— Start —

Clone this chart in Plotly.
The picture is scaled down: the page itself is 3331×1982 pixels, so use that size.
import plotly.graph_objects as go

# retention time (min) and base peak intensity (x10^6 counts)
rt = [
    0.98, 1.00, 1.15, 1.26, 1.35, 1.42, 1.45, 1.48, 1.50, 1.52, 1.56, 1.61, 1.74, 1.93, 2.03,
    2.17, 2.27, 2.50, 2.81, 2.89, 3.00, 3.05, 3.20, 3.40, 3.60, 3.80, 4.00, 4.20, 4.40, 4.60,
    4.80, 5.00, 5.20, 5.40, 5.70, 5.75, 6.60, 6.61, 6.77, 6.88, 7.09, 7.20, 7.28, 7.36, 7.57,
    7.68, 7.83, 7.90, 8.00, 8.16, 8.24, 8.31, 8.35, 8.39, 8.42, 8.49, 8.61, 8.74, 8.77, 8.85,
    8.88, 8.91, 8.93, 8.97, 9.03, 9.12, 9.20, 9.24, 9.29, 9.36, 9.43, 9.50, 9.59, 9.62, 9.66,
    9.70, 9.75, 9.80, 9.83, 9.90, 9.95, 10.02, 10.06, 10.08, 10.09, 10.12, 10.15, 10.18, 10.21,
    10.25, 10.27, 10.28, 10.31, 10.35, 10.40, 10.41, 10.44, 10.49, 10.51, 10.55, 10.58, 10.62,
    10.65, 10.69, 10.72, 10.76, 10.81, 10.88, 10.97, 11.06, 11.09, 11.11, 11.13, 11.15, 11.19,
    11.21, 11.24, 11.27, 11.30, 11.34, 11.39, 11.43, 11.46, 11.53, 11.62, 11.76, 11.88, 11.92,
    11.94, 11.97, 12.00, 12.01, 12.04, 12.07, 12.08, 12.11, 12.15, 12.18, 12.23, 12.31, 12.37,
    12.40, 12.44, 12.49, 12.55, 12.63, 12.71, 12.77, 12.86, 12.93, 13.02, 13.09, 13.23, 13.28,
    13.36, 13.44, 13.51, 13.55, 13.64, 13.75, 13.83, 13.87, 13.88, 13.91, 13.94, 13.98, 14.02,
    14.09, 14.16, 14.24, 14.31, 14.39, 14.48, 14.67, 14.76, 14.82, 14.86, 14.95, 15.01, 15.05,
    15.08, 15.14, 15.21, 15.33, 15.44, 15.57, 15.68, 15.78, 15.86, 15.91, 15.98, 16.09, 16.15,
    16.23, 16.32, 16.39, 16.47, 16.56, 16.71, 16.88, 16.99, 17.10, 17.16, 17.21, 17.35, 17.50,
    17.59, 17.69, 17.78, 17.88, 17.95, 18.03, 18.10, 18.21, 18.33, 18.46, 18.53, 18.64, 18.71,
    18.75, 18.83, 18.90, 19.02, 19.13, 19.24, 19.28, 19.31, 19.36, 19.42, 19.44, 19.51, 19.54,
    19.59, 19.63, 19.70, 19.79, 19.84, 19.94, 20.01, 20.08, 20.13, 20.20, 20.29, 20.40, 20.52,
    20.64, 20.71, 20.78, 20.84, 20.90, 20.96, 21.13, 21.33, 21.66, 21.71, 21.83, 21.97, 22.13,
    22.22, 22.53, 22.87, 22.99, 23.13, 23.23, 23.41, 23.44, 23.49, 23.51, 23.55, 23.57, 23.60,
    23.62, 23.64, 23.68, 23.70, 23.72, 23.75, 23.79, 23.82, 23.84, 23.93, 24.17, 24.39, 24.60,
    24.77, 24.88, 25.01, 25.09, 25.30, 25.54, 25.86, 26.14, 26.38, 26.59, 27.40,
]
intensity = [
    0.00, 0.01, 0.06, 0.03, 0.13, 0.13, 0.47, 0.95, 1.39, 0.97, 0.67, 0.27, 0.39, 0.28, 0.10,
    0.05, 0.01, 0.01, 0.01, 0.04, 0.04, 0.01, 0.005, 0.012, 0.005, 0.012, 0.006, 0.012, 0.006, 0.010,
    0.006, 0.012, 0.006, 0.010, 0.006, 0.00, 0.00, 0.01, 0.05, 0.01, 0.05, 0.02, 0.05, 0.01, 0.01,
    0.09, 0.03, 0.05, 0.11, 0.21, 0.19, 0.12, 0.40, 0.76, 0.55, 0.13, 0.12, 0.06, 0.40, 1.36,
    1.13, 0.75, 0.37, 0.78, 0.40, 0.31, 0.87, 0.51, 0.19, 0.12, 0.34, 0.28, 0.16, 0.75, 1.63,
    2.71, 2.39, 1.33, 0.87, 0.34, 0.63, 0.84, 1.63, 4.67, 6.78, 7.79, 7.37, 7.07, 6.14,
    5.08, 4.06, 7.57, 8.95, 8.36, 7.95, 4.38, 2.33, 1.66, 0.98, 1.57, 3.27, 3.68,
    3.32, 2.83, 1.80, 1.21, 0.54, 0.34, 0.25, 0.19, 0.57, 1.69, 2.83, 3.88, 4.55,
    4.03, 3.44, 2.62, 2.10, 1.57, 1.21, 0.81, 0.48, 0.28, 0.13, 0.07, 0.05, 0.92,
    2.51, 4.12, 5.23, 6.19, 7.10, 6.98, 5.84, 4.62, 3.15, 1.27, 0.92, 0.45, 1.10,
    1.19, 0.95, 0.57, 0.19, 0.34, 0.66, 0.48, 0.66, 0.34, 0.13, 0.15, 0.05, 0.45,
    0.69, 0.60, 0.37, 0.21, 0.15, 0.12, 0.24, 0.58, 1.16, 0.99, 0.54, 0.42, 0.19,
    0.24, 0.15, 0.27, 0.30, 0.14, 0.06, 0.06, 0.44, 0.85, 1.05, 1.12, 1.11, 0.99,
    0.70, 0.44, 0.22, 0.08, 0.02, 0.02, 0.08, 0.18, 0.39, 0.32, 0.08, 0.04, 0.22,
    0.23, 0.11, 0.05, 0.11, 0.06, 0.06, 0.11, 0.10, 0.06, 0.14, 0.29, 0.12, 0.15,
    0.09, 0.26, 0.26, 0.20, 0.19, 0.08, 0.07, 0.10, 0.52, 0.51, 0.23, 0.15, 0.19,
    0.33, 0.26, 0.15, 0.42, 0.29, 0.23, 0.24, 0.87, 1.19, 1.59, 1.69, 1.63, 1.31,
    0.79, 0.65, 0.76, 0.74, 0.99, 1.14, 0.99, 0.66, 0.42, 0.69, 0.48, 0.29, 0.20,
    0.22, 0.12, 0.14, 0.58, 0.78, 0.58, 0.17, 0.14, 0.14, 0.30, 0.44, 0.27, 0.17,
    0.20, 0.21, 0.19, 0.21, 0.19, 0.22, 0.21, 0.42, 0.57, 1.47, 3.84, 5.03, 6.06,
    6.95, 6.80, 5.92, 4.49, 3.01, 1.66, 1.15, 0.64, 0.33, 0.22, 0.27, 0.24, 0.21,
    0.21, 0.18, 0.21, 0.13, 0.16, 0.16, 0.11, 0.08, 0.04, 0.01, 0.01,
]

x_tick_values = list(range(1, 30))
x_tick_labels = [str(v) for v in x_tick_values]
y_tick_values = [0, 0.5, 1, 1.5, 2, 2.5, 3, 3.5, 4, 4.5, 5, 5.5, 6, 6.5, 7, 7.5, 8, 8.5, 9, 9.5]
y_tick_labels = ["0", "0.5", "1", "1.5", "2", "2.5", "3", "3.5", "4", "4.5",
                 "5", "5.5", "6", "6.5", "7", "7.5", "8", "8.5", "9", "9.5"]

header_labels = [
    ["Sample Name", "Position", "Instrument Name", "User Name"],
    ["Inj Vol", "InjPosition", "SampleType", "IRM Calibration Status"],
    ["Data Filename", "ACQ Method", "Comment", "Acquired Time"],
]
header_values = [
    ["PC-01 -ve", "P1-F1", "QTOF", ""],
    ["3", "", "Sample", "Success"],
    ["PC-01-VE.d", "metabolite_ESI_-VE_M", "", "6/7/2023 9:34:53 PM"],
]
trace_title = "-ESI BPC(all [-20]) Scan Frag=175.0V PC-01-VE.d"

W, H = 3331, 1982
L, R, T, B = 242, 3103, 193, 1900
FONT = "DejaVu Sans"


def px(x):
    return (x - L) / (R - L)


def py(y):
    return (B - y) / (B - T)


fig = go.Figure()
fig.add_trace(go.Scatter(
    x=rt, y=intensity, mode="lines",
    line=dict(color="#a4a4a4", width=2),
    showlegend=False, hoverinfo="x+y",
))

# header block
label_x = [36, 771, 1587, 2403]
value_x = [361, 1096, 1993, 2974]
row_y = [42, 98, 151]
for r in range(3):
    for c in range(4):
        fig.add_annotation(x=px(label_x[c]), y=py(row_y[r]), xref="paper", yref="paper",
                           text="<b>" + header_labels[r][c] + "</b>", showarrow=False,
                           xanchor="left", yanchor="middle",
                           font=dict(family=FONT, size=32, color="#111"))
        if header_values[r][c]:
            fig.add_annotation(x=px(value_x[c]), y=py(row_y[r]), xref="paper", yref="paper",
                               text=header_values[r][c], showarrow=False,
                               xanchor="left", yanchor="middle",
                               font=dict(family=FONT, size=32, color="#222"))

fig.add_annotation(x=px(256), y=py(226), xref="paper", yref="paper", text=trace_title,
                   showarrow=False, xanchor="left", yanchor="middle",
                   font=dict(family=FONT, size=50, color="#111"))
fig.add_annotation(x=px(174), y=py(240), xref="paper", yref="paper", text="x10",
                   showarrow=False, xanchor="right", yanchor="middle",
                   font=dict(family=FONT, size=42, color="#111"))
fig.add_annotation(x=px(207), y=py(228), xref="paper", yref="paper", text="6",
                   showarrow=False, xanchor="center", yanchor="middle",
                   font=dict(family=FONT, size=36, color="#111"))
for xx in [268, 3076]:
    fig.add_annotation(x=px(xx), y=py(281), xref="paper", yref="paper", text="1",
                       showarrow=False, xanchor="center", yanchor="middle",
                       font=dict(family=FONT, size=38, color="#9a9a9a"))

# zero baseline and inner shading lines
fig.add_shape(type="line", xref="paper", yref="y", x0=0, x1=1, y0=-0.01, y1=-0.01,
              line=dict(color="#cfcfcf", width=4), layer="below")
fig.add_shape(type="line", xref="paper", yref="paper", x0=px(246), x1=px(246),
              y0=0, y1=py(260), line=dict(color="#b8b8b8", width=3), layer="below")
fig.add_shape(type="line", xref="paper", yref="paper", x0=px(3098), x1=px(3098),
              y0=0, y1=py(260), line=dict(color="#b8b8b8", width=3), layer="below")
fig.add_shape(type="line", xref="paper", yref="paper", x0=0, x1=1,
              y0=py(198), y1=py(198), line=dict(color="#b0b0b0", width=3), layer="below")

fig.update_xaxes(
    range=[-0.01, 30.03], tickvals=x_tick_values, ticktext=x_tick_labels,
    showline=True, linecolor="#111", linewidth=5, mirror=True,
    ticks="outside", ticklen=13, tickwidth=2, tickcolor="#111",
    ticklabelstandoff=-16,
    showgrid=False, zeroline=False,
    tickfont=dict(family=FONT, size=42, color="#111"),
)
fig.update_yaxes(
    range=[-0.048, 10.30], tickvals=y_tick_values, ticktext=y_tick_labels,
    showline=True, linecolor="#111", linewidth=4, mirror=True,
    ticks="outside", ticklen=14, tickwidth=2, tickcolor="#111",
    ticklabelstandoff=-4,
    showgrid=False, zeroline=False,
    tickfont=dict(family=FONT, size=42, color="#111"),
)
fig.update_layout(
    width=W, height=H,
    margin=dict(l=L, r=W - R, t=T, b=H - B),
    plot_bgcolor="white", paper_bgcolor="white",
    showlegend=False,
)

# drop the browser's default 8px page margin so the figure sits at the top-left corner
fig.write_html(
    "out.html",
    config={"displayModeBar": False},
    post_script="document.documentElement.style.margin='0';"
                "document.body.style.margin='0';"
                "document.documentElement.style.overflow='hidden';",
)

— End —

▶ [Exercise directions]:
From the data, pick out every line that includes "page".

▶ [Task solution]:
The picture is scaled down: the page itself is 3331×1982 pixels, so use that size.
# drop the browser's default 8px page margin so the figure sits at the top-left corner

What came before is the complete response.